No local preciso três décadas sonhado construiu o seu palacete ombreando em altura com a torre sineira da igreja lá em cima. Partira já, é claro, o cónego, levando no encalço o capitão, o cavaleiro apeado, os poderosos lavradores da sua infância. Conquanto de todos ficasse descendência num perpétuo rondar o Tempo à espera de fortuna contratada. De um apetecível dote, isto é. Aproximando-se, sornamente, escutando as batidas na pedra em que tão formidáveis paredes se erguiam.
Não casara, não fora pai, ninguém trouxera consigo. Mas uma sobrinha, uma afilhada, uma protegida, sempre lhe assistiriam na velhice e abocanhariam o naco mais gordo do ouro do seu segredo. Senão, para quê o palacete, o volume enorme onde talvez coubesse, inconfortável, o seu orgulho?

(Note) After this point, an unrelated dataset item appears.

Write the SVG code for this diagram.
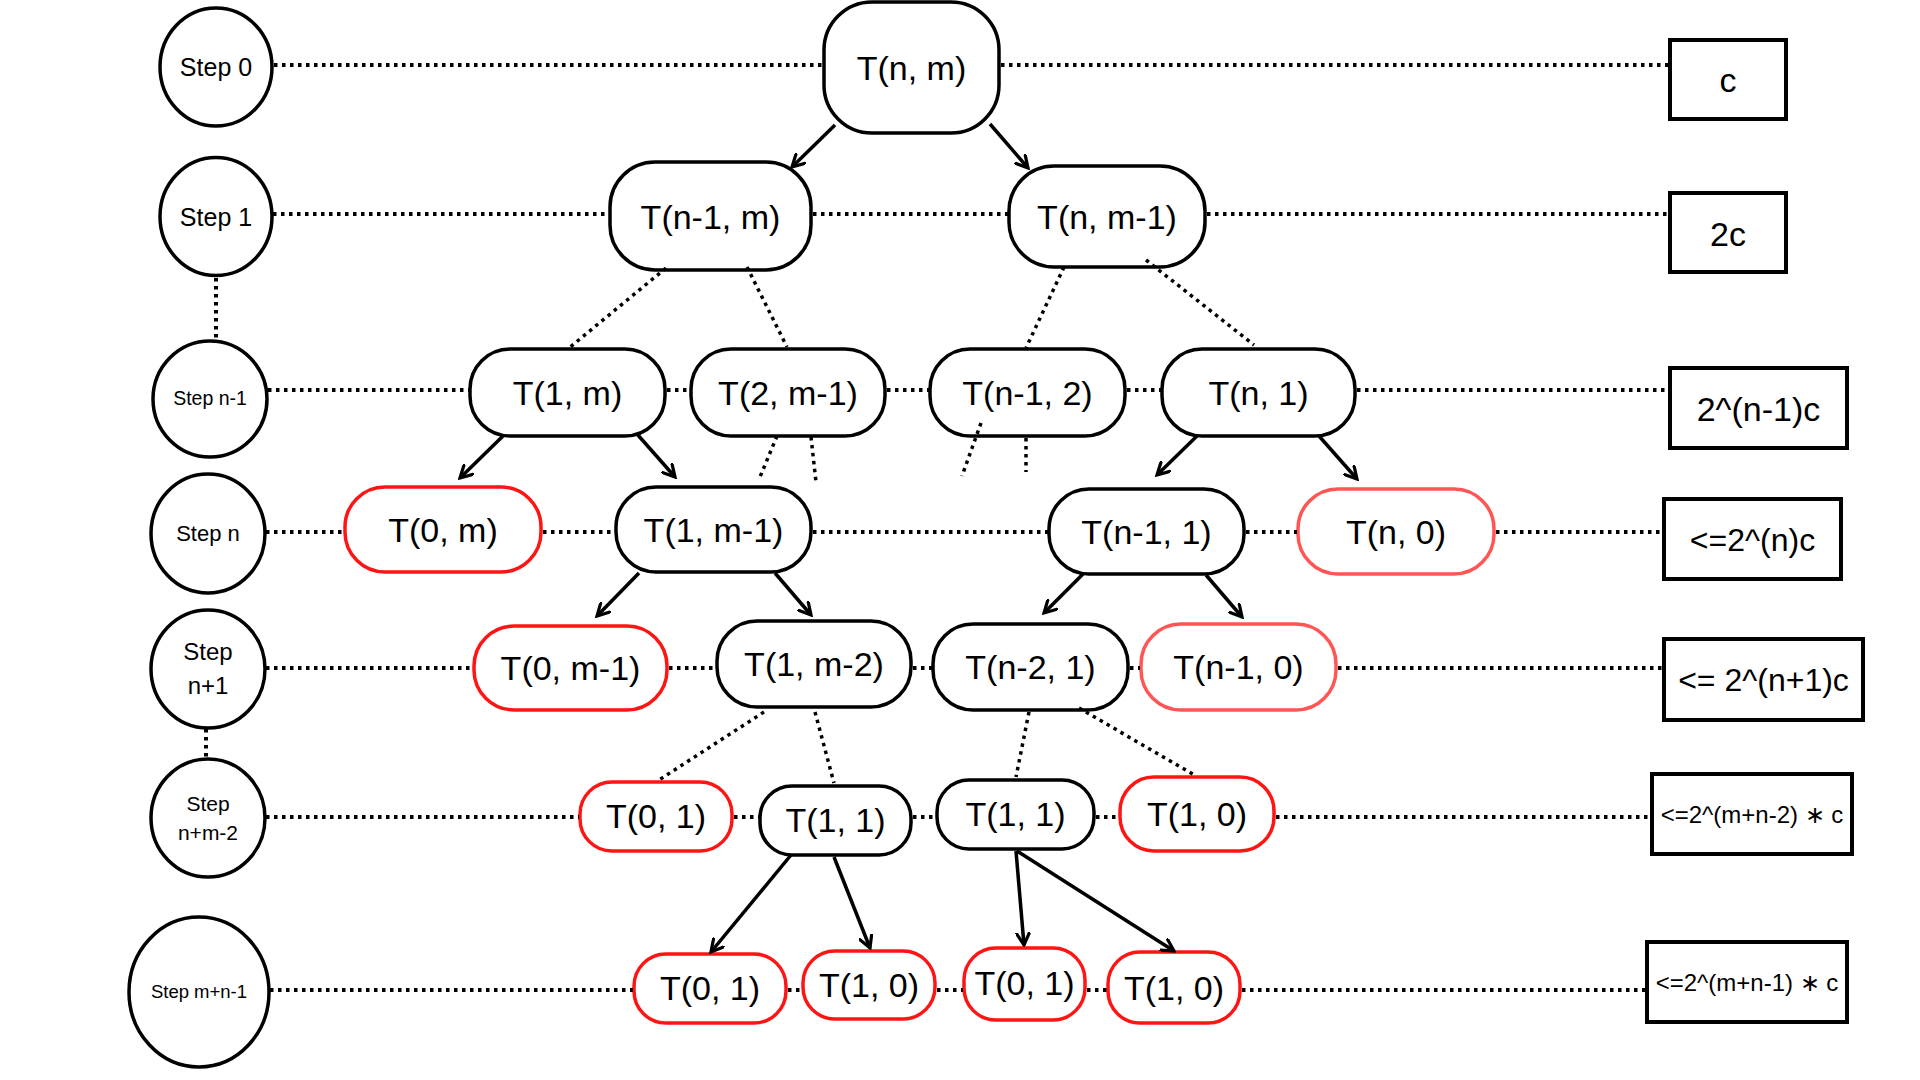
<svg xmlns="http://www.w3.org/2000/svg" width="1920" height="1080" viewBox="0 0 1920 1080">
<defs>
<marker id="arr" viewBox="0 0 14 14" refX="12" refY="7" markerWidth="15" markerHeight="15" markerUnits="userSpaceOnUse" orient="auto">
<path d="M1,1 L12,7 L1,13" fill="none" stroke="#000" stroke-width="3" stroke-linecap="round" stroke-linejoin="miter"/>
</marker>
<style>
text{font-family:"Liberation Sans",Arial,sans-serif;fill:#000;text-anchor:middle}
.step{fill:#fff;stroke:#000;stroke-width:3.5}
.nd{fill:#fff;stroke:#000;stroke-width:3.5}
.rd{fill:#fff;stroke:#ff1414;stroke-width:3.5}
.lr{fill:#fff;stroke:#ff5555;stroke-width:3.5}
.bx{fill:#fff;stroke:#000;stroke-width:4}
.nt{font-size:34px}
.dot{stroke:#000;stroke-width:4;stroke-dasharray:3.5 4.5;fill:none}
.ddot{stroke:#000;stroke-width:3.5;stroke-dasharray:3.5 4.5;fill:none}
.ar{stroke:#000;stroke-width:3.5;fill:none;marker-end:url(#arr)}
</style>
</defs>
<rect width="1920" height="1080" fill="#fff"/>

<g id="step-0"><ellipse class="step" cx="216" cy="67" rx="56" ry="59"/><text x="216" y="76" font-size="25">Step 0</text></g>
<g id="step-1"><ellipse class="step" cx="216" cy="216.5" rx="56" ry="59"/><text x="216" y="226" font-size="25">Step 1</text></g>
<g id="step-n-1"><ellipse class="step" cx="210" cy="399" rx="57" ry="58"/><text x="210" y="405" font-size="19.5">Step n-1</text></g>
<g id="step-n"><ellipse class="step" cx="208" cy="533.5" rx="57" ry="59.5"/><text x="208" y="541" font-size="22">Step n</text></g>
<g id="step-n+1"><ellipse class="step" cx="208" cy="669" rx="57" ry="59"/><text x="208" y="660" font-size="24">Step</text><text x="208" y="694" font-size="24">n+1</text></g>
<g id="step-n+m-2"><ellipse class="step" cx="208" cy="818" rx="57" ry="59"/><text x="208" y="811" font-size="21">Step</text><text x="208" y="840" font-size="21">n+m-2</text></g>
<g id="step-m+n-1"><ellipse class="step" cx="199" cy="992" rx="70" ry="75"/><text x="199" y="998" font-size="18.5">Step m+n-1</text></g>

<g id="n-T-n-m"><rect class="nd" x="824" y="2" width="175" height="131" rx="48"/><text class="nt" x="911.5" y="80">T(n, m)</text></g>

<g id="n-T-n1-m"><rect class="nd" x="610" y="162" width="201" height="108" rx="45"/><text class="nt" x="710.5" y="229">T(n-1, m)</text></g>
<g id="n-T-n-m1"><rect class="nd" x="1009" y="166" width="196" height="101" rx="45"/><text class="nt" x="1107" y="229">T(n, m-1)</text></g>

<g id="n-T-1-m"><rect class="nd" x="470" y="349" width="195" height="87" rx="40"/><text class="nt" x="567.5" y="405">T(1, m)</text></g>
<g id="n-T-2-m1"><rect class="nd" x="691" y="349" width="194" height="87" rx="40"/><text class="nt" x="788" y="405">T(2, m-1)</text></g>
<g id="n-T-n1-2"><rect class="nd" x="930" y="349" width="195" height="87" rx="40"/><text class="nt" x="1027.5" y="405">T(n-1, 2)</text></g>
<g id="n-T-n-1"><rect class="nd" x="1162" y="349" width="193" height="87" rx="40"/><text class="nt" x="1258.5" y="405">T(n, 1)</text></g>

<g id="n-T-0-m"><rect class="rd" x="345" y="487" width="196" height="85" rx="40"/><text class="nt" x="443" y="542">T(0, m)</text></g>
<g id="n-T-1-m1"><rect class="nd" x="616" y="487" width="195" height="85" rx="40"/><text class="nt" x="713.5" y="542">T(1, m-1)</text></g>
<g id="n-T-n1-1"><rect class="nd" x="1049" y="489" width="195" height="85" rx="40"/><text class="nt" x="1146.5" y="544">T(n-1, 1)</text></g>
<g id="n-T-n-0"><rect class="lr" x="1298" y="489" width="196" height="85" rx="40"/><text class="nt" x="1396" y="544">T(n, 0)</text></g>

<g id="n-T-0-m1"><rect class="rd" x="474" y="626" width="193" height="84" rx="40"/><text class="nt" x="570.5" y="680">T(0, m-1)</text></g>
<g id="n-T-1-m2"><rect class="nd" x="717" y="621" width="194" height="86" rx="40"/><text class="nt" x="814" y="676">T(1, m-2)</text></g>
<g id="n-T-n2-1"><rect class="nd" x="933" y="624" width="195" height="86" rx="40"/><text class="nt" x="1030.5" y="679">T(n-2, 1)</text></g>
<g id="n-T-n1-0"><rect class="lr" x="1141" y="624" width="195" height="86" rx="40"/><text class="nt" x="1238.5" y="679">T(n-1, 0)</text></g>

<g id="n-T-0-1-a"><rect class="rd" x="580" y="782" width="152" height="69" rx="32"/><text class="nt" x="656" y="828">T(0, 1)</text></g>
<g id="n-T-1-1-a"><rect class="nd" x="760" y="786" width="151" height="69" rx="32"/><text class="nt" x="835.5" y="832">T(1, 1)</text></g>
<g id="n-T-1-1-b"><rect class="nd" x="937" y="780" width="157" height="69" rx="32"/><text class="nt" x="1015.5" y="826">T(1, 1)</text></g>
<g id="n-T-1-0-a"><rect class="rd" x="1120" y="777" width="154" height="74" rx="34"/><text class="nt" x="1197" y="826">T(1, 0)</text></g>

<g id="n-T-0-1-b"><rect class="rd" x="634" y="954" width="152" height="69" rx="32"/><text class="nt" x="710" y="1000">T(0, 1)</text></g>
<g id="n-T-1-0-b"><rect class="rd" x="803" y="951" width="132" height="68" rx="32"/><text class="nt" x="869" y="997">T(1, 0)</text></g>
<g id="n-T-0-1-c"><rect class="rd" x="964" y="948" width="121" height="72" rx="32"/><text class="nt" x="1024.5" y="995">T(0, 1)</text></g>
<g id="n-T-1-0-c"><rect class="rd" x="1108" y="952" width="132" height="71" rx="32"/><text class="nt" x="1174" y="1000">T(1, 0)</text></g>

<g id="cost-0"><rect class="bx" x="1670" y="40" width="116" height="79"/><text class="nt" x="1728" y="91.5">c</text></g>
<g id="cost-1"><rect class="bx" x="1670" y="193" width="116" height="79"/><text class="nt" x="1728" y="246">2c</text></g>
<g id="cost-n-1"><rect class="bx" x="1670" y="368" width="177" height="80"/><text class="nt" x="1758.5" y="421">2^(n-1)c</text></g>
<g id="cost-n"><rect class="bx" x="1664" y="499" width="177" height="80"/><text x="1752.5" y="551" font-size="32">&lt;=2^(n)c</text></g>
<g id="cost-n+1"><rect class="bx" x="1664" y="639" width="199" height="81"/><text x="1763.5" y="691" font-size="32">&lt;= 2^(n+1)c</text></g>
<g id="cost-n+m-2"><rect class="bx" x="1652" y="774" width="200" height="80"/><text x="1752" y="823" font-size="24">&lt;=2^(m+n-2) ∗ c</text></g>
<g id="cost-m+n-1"><rect class="bx" x="1647" y="942" width="200" height="80"/><text x="1747" y="991" font-size="24">&lt;=2^(m+n-1) ∗ c</text></g>

<g id="connectors">
<path class="dot" d="M216,278 V338 M206,729 V758"/>
<path class="dot" d="M274,65 H823 M1001,65 H1669"/>
<path class="dot" d="M273,214 H609 M813,214 H1008 M1207,214 H1669"/>
<path class="dot" d="M268,390 H469 M667,390 H690 M887,390 H929 M1127,390 H1161 M1357,390 H1669"/>
<path class="dot" d="M266,532 H344 M543,532 H615 M813,532 H1048 M1246,532 H1297 M1496,532 H1663"/>
<path class="dot" d="M266,668 H473 M669,668 H716 M913,668 H932 M1130,668 H1140 M1338,668 H1663"/>
<path class="dot" d="M266,817 H579 M734,817 H759 M913,817 H936 M1096,817 H1119 M1276,817 H1651"/>
<path class="dot" d="M270,990 H633 M788,990 H802 M937,990 H963 M1087,990 H1107 M1242,990 H1646"/>
<path class="ddot" d="M666,268 L569,348 M747,267 L787,347 M1064,267 L1026,348 M1146,260 L1254,345"/>
<path class="ddot" d="M777,436 L760,477 M811,437 L816,482 M981,423 L962,476 M1026,438 L1026,472"/>
<path class="ddot" d="M764,712 L659,780 M815,712 L834,783 M1029,712 L1016,777 M1079,708 L1196,776"/>
<line class="ar" x1="835" y1="125" x2="792" y2="167"/>
<line class="ar" x1="990" y1="124" x2="1028" y2="168"/>
<line class="ar" x1="503" y1="436" x2="460" y2="478"/>
<line class="ar" x1="637" y1="434" x2="675" y2="477"/>
<line class="ar" x1="1197" y1="436" x2="1157" y2="475"/>
<line class="ar" x1="1319" y1="436" x2="1357" y2="479"/>
<line class="ar" x1="639" y1="573" x2="597" y2="616"/>
<line class="ar" x1="775" y1="573" x2="811" y2="615"/>
<line class="ar" x1="1083" y1="574" x2="1044" y2="613"/>
<line class="ar" x1="1206" y1="575" x2="1242" y2="617"/>
<line class="ar" x1="791" y1="855" x2="711" y2="952"/>
<line class="ar" x1="834" y1="857" x2="870" y2="948"/>
<line class="ar" x1="1016" y1="851" x2="1024" y2="945"/>
<line class="ar" x1="1017" y1="851" x2="1174" y2="951"/>
</g>
</svg>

Sucede que a sua gente desaparecera. Levada pela doença, pelo infortúnio, pelas águas turbulentas do Ave, em indizíveis desgraças. Ou partira, também, rumando ignotos destinos. Na insana obsessão dos planos irrealizáveis, ainda assim rasgara os alicerces do casarão todas as noites sonhado. Já os olhos se reviravam de loucura e de outros males, sequelas dos ares tropicais em que suara as saudades do seu Minho.
Foi somente o espaço de concluir a portentosa edificação. O seu mausoléu, diziam depois os vizinhos, na triste danação face à inevitável posse da sua riqueza pelo Estado.
Era quando Santiago de Bougado ia ganhando em silêncio a paz que o lugarejo da Trofa perdia no banzé da proximidade da estrada para o Porto.
Decorreram vidas, gerações delas. O palacete está lá, onde sempre esteve. O mais, ignora-se. Talvez o regresso, o subir dos andares e o escutar do vento ajudem a esclarecer o que foi o que é agora (felizmente) um espaço de cultura da Autarquia.